Does anyone know where i can get this stuff because i've been looking for months now and i can't find it anywhere? It needs to be the real shiny hardwaring stuff. I've seen something like it on DIY programs where they've used it in the kitchen which gives a metallic mirror effect. PLEASE HELP!!!


----------



## Aragorn (13 Mar 2004)

Not exactly sure what you mean there PCam86. Can you describe what it's for??
I find signmakers to be useful for sourcing all kinds of unusual materials.

A


----------



## thomaskennedy (13 Mar 2004)

in my local B&Q they do some shiny metal sheets and strips.....
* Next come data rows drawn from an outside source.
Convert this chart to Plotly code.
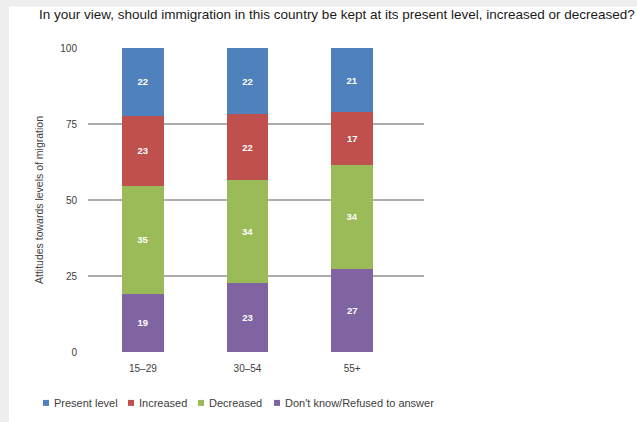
import plotly.graph_objects as go

categories = ["15–29", "30–54", "55+"]
series_names = ["Present level", "Increased", "Decreased", "Don't know/Refused to answer"]
present_level = [22, 22, 21]
increased = [23, 22, 17]
decreased = [35, 34, 34]
dont_know = [19, 23, 27]
colors = ["#4f81bd", "#c0504d", "#9bbb59", "#8064a2"]
y_ticks = [0, 25, 50, 75, 100]

W, H = 637, 422
L, R, T, B = 88, 213, 47.5, 70
pw = W - L - R
ph = H - T - B

def px_x(x):
    return (x - L) / pw

def px_y(y):
    return (H - B - y) / ph

fig = go.Figure()
stack = [(series_names[3], dont_know, colors[3]),
         (series_names[2], decreased, colors[2]),
         (series_names[1], increased, colors[1]),
         (series_names[0], present_level, colors[0])]
for name, vals, col in stack:
    fig.add_trace(go.Bar(
        x=categories, y=vals, name=name, marker=dict(color=col, line=dict(width=0)),
        text=[str(v) for v in vals], textposition="inside", insidetextanchor="middle",
        textfont=dict(color="white", size=9.5, family="Liberation Sans"),
        texttemplate="<b>%{text}</b>", showlegend=False,
    ))

shapes = [dict(type="rect", xref="paper", yref="paper", layer="below",
               x0=px_x(9), x1=px_x(W + 5), y0=px_y(H + 5), y1=px_y(6),
               fillcolor="white", line=dict(width=0))]
annotations = [dict(text="In your view, should immigration in this country be kept at its present level, increased or decreased?",
                    xref="paper", yref="paper", x=px_x(37), xanchor="left",
                    y=px_y(14), yanchor="middle", showarrow=False,
                    font=dict(size=13.5, color="#1a1a1a", family="Liberation Sans"))]

leg_x = [43, 128, 198, 274]
leg_y = 403
for name, col, lx in zip(series_names, colors, leg_x):
    shapes.append(dict(type="rect", xref="paper", yref="paper",
                       x0=px_x(lx), x1=px_x(lx + 6), y0=px_y(leg_y + 3), y1=px_y(leg_y - 3),
                       fillcolor=col, line=dict(width=0)))
    annotations.append(dict(text=name, xref="paper", yref="paper", x=px_x(lx + 9), xanchor="left",
                            y=px_y(leg_y), yanchor="middle", showarrow=False,
                            font=dict(size=11, color="#404040", family="Liberation Sans")))

fig.update_layout(
    width=W, height=H,
    margin=dict(l=L, r=R, t=T, b=B, pad=0),
    barmode="stack", barnorm="percent", bargap=0.6, showlegend=False,
    paper_bgcolor="#eeeeee", plot_bgcolor="rgba(0,0,0,0)",
    font=dict(family="Liberation Sans", color="#404040", size=10),
    xaxis=dict(range=[-0.524, 2.686], showgrid=False, zeroline=False, showline=False,
               ticks="", tickfont=dict(size=10, color="#404040"), ticklabelstandoff=9),
    yaxis=dict(range=[0, 100], tickvals=y_ticks, showgrid=True, gridcolor="#adadad", gridwidth=1.5,
               zeroline=False, showline=False, ticks="", tickfont=dict(size=10, color="#404040"),
               ticklabelstandoff=10,
               title=dict(text="Attitudes towards levels of migration", font=dict(size=10.5, color="#404040"),
                          standoff=14)),
    shapes=shapes,
    annotations=annotations,
)
fig.write_html("out.html")
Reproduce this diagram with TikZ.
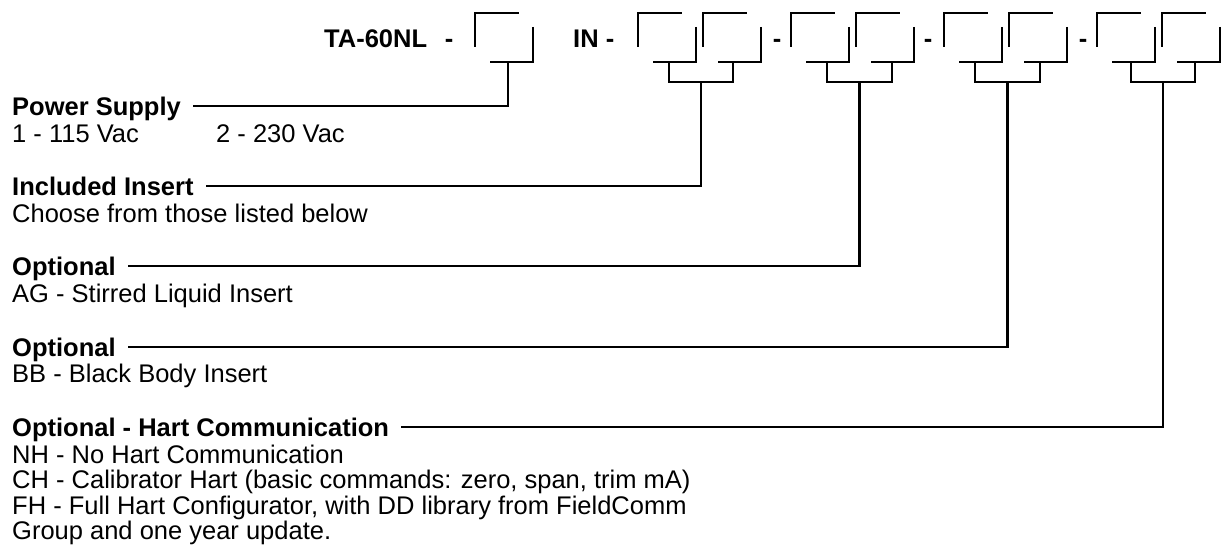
\documentclass[tikz,border=0pt]{standalone}
\usepackage{fontspec}
\setmainfont{Liberation Sans}
\newcommand\codebox[1]{%
  \draw[ln] (#1,47) -- (#1,13) -- (#1+44,13);
  \draw[ln] (#1+58,27) -- (#1+58,62) -- (#1+15,62);}
\begin{document}
\begin{tikzpicture}[x=1pt,y=-1pt,
  ln/.style={line width=2.8pt, black},
  hdr/.style={anchor=west, inner xsep=12pt, inner ysep=0pt, text height=18.3pt, text depth=0pt,
    font=\bfseries\fontsize{25.5}{25.5}\selectfont},
  det/.style={anchor=base west, inner sep=0pt, font=\fontsize{25.5}{25.5}\selectfont},
  cod/.style={inner sep=0pt, font=\bfseries\fontsize{25.5}{25.5}\selectfont}]
\fill[white] (0,0) rectangle (1224,545);
% code line
\node[cod, anchor=base west] (ta) at (324,48) {TA-60NL};
\node[cod, anchor=base] (d0) at (449,48) {-};
\node[cod, anchor=base west] (in) at (573,48) {IN -};
\node[cod, anchor=base] (d1) at (777,48) {-};
\node[cod, anchor=base] (d2) at (928,48) {-};
\node[cod, anchor=base] (d3) at (1083,48) {-};
\codebox{475}
\codebox{638}\codebox{703}
\codebox{791}\codebox{856}
\codebox{944}\codebox{1009}
\codebox{1097}\codebox{1162}
% stems
\coordinate (b0) at (508,62);
\coordinate (b1) at (669,62);  \coordinate (b2) at (733,62);  \coordinate (j1) at (701,82);
\coordinate (b3) at (827,62);  \coordinate (b4) at (892,62);  \coordinate (j2) at (859.5,82);
\coordinate (b5) at (975,62);  \coordinate (b6) at (1040,62); \coordinate (j3) at (1007.5,82);
\coordinate (b7) at (1131,62); \coordinate (b8) at (1195,62); \coordinate (j4) at (1163,82);
% headers
\node[hdr] (ps) at (0,106) {Power Supply};
\node[hdr] (ii) at (0,186) {Included Insert};
\node[hdr] (o1) at (0,266) {Optional};
\node[hdr] (o2) at (0,347) {Optional};
\node[hdr] (oh) at (0,427) {Optional - Hart Communication};
% details
\node[det] (v1) at (12,143) {1 - 115 Vac};
\node[det] (v2) at (216,143) {2 - 230 Vac};
\node[det] (cf) at (12,223) {Choose from those listed below};
\node[det] (ag) at (12,303) {AG - Stirred Liquid Insert};
\node[det] (bb) at (12,383) {BB - Black Body Insert};
\node[det] (nh) at (12,463) {NH - No Hart Communication};
\node[det] (ch) at (12,488.5) {CH - Calibrator Hart (basic commands: zero, span, trim mA)};
\node[det] (fh) at (12,514) {FH - Full Hart Configurator, with DD library from FieldComm};
\node[det] (gr) at (12,539.5) {Group and one year update.};
% connectors
\draw[ln] (b0) |- (ps.east);
\draw[ln] (b1) |- (j1) -| (b2);
\draw[ln] (j1) |- (ii.east);
\draw[ln] (b3) |- (j2) -| (b4);
\draw[ln] (j2) |- (o1.east);
\draw[ln] (b5) |- (j3) -| (b6);
\draw[ln] (j3) |- (o2.east);
\draw[ln] (b7) |- (j4) -| (b8);
\draw[ln] (j4) |- (oh.east);
\end{tikzpicture}
\end{document}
ask in ur local one see if they do it!

hope this helps


Tom


----------



## Anonymous (13 Mar 2004)

well its not actually metal that i'm after. It's just like a decorative metallic/mirrored looking tape or adhesive sheet.


----------



## Chris Knight (14 Mar 2004)

I think the stuff you want is mylar film. It is used for dozens of things and comes in mirrored finishes as well as other coatings.

Try this link for example
http://www.bullnet.co.uk/shops/hydro/mylar.htm


----------



## Anonymous (14 Mar 2004)

any ideas of a good place i can get this? Where can i see some pictures of this?


----------



## Anonymous (27 Mar 2004)

Could i buy Mylar film that is completely silver/chrome coloured? :?


----------



## Anonymous (30 Mar 2004)

If I were looking for mylar film, I'd probably try a model making shop. The kind of place that sells stuff to folks who make radio control aircraft and so on. I think they use mylar or similar films for covering the airframes of them. Of course, I have been known to be wrong on one or two occasions  

AG


----------



## Dog (4 Apr 2004)

You could try here: http://www.katco.uk.com/mandm.htm or http://www.boyracersigns.co.uk/specialistvinyl.htm


----------